The team from the University of Bristol’s newly established Centre for Nanoscience and Quantum Information have spent several years developing devices where photons propagate in silica waveguides — much like in optical fibres — micro-fabricated on a silicon chip.
“This approach results in miniature, high-performance and scalable devices,” said Professor Jeremy O’Brien, Director of the Centre for Quantum Photonics, who led the research. “The realisation of a quantum algorithm on a chip is an extremely important step towards an all-optical quantum computer”
“Despite recent advances, the ability to perform even small-scale quantum algorithms has largely been missing,” said Matthews. “For the last few years, researchers at the Centre for Quantum Photonics have been working towards building fully functional quantum circuits on a chip to solve this issue,” added O’Brien.
The team coupled four photons into and out of the chip using optical fibres.

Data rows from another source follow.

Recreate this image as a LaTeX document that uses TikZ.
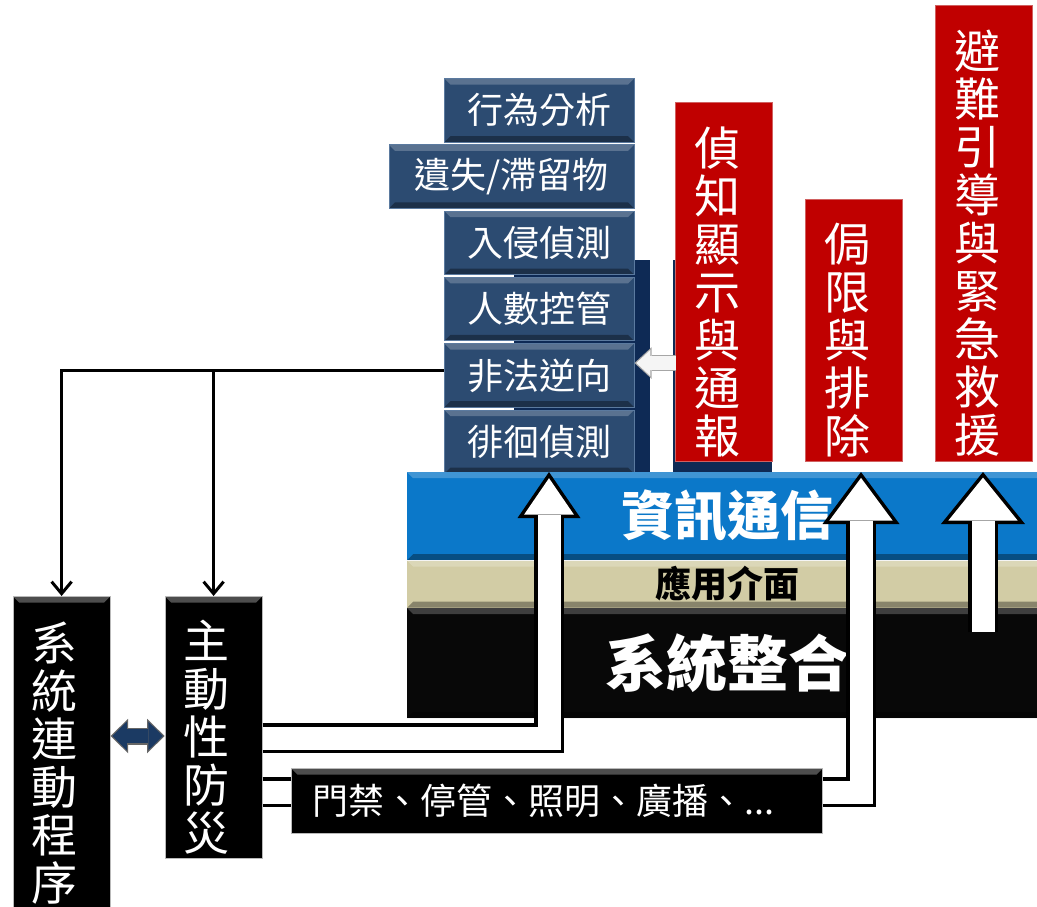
\documentclass[tikz,border=0pt]{standalone}
\usepackage{fontspec}
\setmainfont{Noto Sans CJK TC}
\usepackage{xcolor}
\usepackage{tikz}
\usetikzlibrary{arrows.meta,positioning,calc}

\definecolor{tileblue}{HTML}{2C4B71}
\definecolor{tileedge}{HTML}{5B7A9F}
\definecolor{panelnavy}{HTML}{0E2A55}
\definecolor{alertred}{HTML}{C00000}
\definecolor{alertedge}{HTML}{D06060}
\definecolor{infoblue}{HTML}{0B78C9}
\definecolor{apibeige}{HTML}{D2CCA5}
\definecolor{linknavy}{HTML}{1B3A63}

\newcommand{\colstrut}{\rule{0pt}{58pt}}

\begin{document}
\begin{tikzpicture}[
    x=1pt, y=-1pt,
    every node/.style={inner sep=0pt},
    bevel/.style={path picture={
      \fill[white, opacity=#1] (path picture bounding box.north west) -- (path picture bounding box.north east)
        -- ([shift={(-6pt,-6pt)}]path picture bounding box.north east) -- ([shift={(6pt,-6pt)}]path picture bounding box.north west) -- cycle;
      \fill[black, opacity=0.35] (path picture bounding box.south west) -- (path picture bounding box.south east)
        -- ([shift={(-6pt,6pt)}]path picture bounding box.south east) -- ([shift={(6pt,6pt)}]path picture bounding box.south west) -- cycle;
    }},
    bevel/.default=0.22,
    tile/.style={draw=tileedge, line width=1pt, fill=tileblue, bevel, text=white, minimum width=189.5pt, minimum height=63.5pt, font=\fontsize{36}{40}\selectfont},
    widetile/.style={tile, minimum width=245pt},
    vbox/.style={text width=60pt, inner xsep=18.5pt, align=left, text=white, font=\fontsize{46}{48}\selectfont, execute at begin node=\colstrut},
    redbox/.style={vbox, fill=alertred, draw=alertedge, line width=1.2pt},
    blackbox/.style={vbox, fill=black, draw=gray!55, line width=1pt, bevel=0.3},
    gatebox/.style={fill=black, draw=gray!55, line width=1pt, bevel=0.3, text=white, text width=489pt, inner xsep=21pt, align=left, minimum height=65pt, font=\fontsize{36}{40}\selectfont},
    bar/.style={minimum width=640pt, bevel},
    link/.style={line width=3pt, -{Straight Barb[length=12pt,width=20pt]}},
    bandout/.style={line width=30pt, black},
    bandin/.style={line width=23pt, white}
]
\useasboundingbox (0,0) rectangle (1037,906);
\fill[white] (0,0) rectangle (1037,906);

% panels behind the detection tiles
\fill[panelnavy] (514,260) rectangle (650,472);
\fill[panelnavy] (673,260) rectangle (772,473);

% detection tiles
\node[tile, anchor=north west] (xw) at (444,78) {行為分析};
\node[widetile, below=1.8pt of xw.south east, anchor=north east] (ys) {遺失/滯留物};
\node[tile, below=1.8pt of ys.south east, anchor=north east] (rq) {入侵偵測};
\node[tile, below=1.8pt of rq.south east, anchor=north east] (rs) {人數控管};
\node[tile, below=1.8pt of rs.south east, anchor=north east] (ff) {非法逆向};
\node[tile, below=1.8pt of ff.south east, anchor=north east] (ph) {徘徊偵測};

% response columns
\node[redbox, minimum height=359pt, anchor=south west] (det) at (675,462) {偵\\知\\顯\\示\\與\\通\\報};
\node[redbox, minimum height=262pt, anchor=south west] (lim) at (805,462) {侷\\限\\與\\排\\除};
\node[redbox, minimum height=456pt, anchor=south west] (evac) at (935,462) {避\\難\\引\\導\\與\\緊\\急\\救\\援};

% hollow arrow from the notice column back to the tiles
\draw[line width=16.5pt, gray!70, -{Triangle[length=17pt,width=31.5pt,line width=0pt]}] ([xshift=1pt]det.west |- 0,363) -- (ff.east |- 0,363);
\draw[line width=14.1pt, gray!8, shorten >=1.76pt, -{Triangle[length=14pt,width=26pt,line width=0pt]}] ([xshift=1pt]det.west |- 0,363) -- (ff.east |- 0,363);

% layers
\node[bar, fill=infoblue, text=white, minimum height=88pt, font=\bfseries\fontsize{53}{60}\selectfont, anchor=north west] (info) at (407,472) {資訊通信};
\node[bar, fill=apibeige, minimum height=47pt, font=\bfseries\fontsize{36}{40}\selectfont, below=0pt of info] (api) {應用介面};
\node[bar, fill=black!97, text=white, minimum height=110pt, font=\bfseries\fontsize{61}{68}\selectfont, below=0pt of api] (sysint) {系統整合};

% left side
\node[blackbox, minimum height=314pt, anchor=north west] (sysl) at (12.6,596) {系\\統\\連\\動\\程\\序};
\node[blackbox, minimum height=262pt, anchor=north west] (zhu) at (164.6,596) {主\\動\\性\\防\\災};
\node[gatebox, anchor=north west] (men) at (291,768) {門禁、停管、照明、廣播、...};

\coordinate (ffL) at ([yshift=5pt]ff.west);
\draw[link] (ffL) -| (sysl.north);
\draw[link] (zhu.north |- ffL) -- (zhu.north);

% two-way link
\draw[line width=17pt, gray!80!black, {Triangle[length=17.5pt,width=34.5pt,line width=0pt]}-{Triangle[length=17.5pt,width=34.5pt,line width=0pt]}] (sysl.east |- 0,736) -- (zhu.west |- 0,736);
\draw[line width=14.6pt, linknavy, shorten <=1.7pt, shorten >=1.7pt, {Triangle[length=14.6pt,width=28.8pt,line width=0pt]}-{Triangle[length=14.6pt,width=28.8pt,line width=0pt]}] (sysl.east |- 0,736) -- (zhu.west |- 0,736);

% hollow up arrows
\coordinate (t1) at (549,472);
\coordinate (t2) at (861,472);
\coordinate (t3) at (983,472);
\coordinate (s3) at (983,632);

\draw[bandout, -{Triangle[length=46pt,width=63pt,line width=0pt]}] (zhu.east |- 0,738) -| (t1);
\draw[bandin, shorten >=6.2pt, -{Triangle[length=36.3pt,width=49.7pt,line width=0pt]}] (zhu.east |- 0,738) -| (t1);

\draw[bandout] (zhu.east |- 0,792) -- (men.west |- 0,792);
\draw[bandin] (zhu.east |- 0,792) -- (men.west |- 0,792);

\draw[bandout, -{Triangle[length=52pt,width=77pt,line width=0pt]}] (men.east |- 0,792) -| (t2);
\draw[bandin, shorten >=5.9pt, -{Triangle[length=42.6pt,width=63.1pt,line width=0pt]}] (men.east |- 0,792) -| (t2);

\draw[bandout, -{Triangle[length=52pt,width=84pt,line width=0pt]}] (s3) -- (t3);
\draw[bandin, shorten >=5.6pt, -{Triangle[length=42.9pt,width=69.3pt,line width=0pt]}] (s3) -- (t3);
\end{tikzpicture}
\end{document}
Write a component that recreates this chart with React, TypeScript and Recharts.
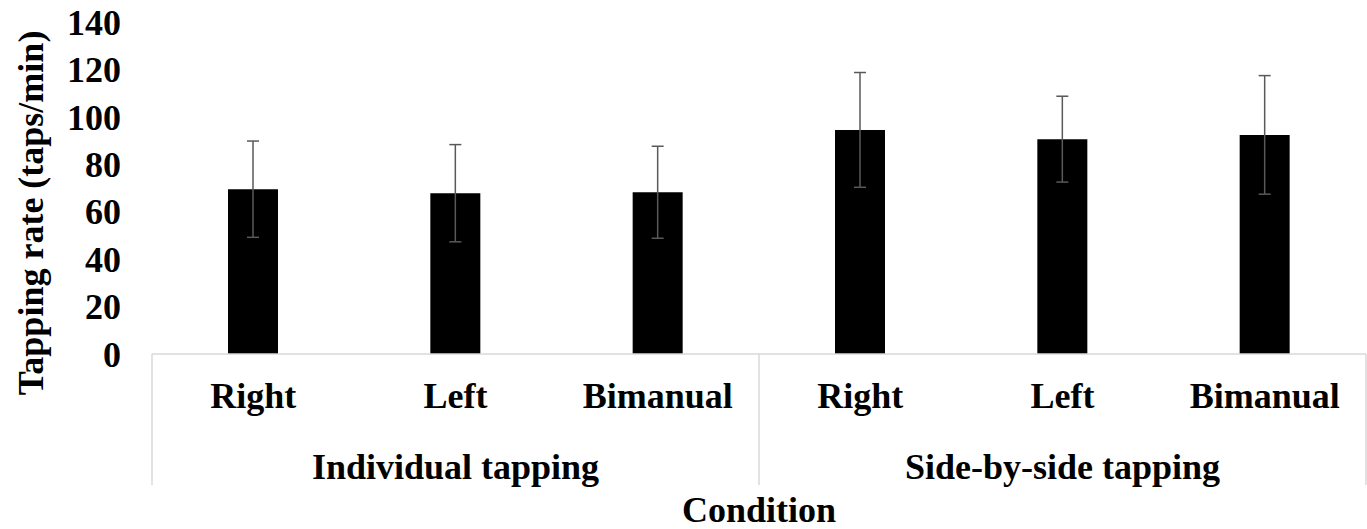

On the chip the photons traveled through silica waveguides that were brought together to form a sequence of quantum logic gates. The output was determined by which waveguides the photons exited the chip in. By detecting the photons at the output of the device they confirmed high-performance operation of the quantum algorithm.
“As well as quantum computing and quantum metrology, ‘on-chip’ photonic quantum circuits could have important applications in quantum communication, since they can be easily integrated with optical fibres to send photons between remote locations,” said Politi.
O’Brien concurred and added: “The really exciting thing about this result is that it will enable the development of large scale quantum circuits for photons. This opens up all kinds of possibilities”.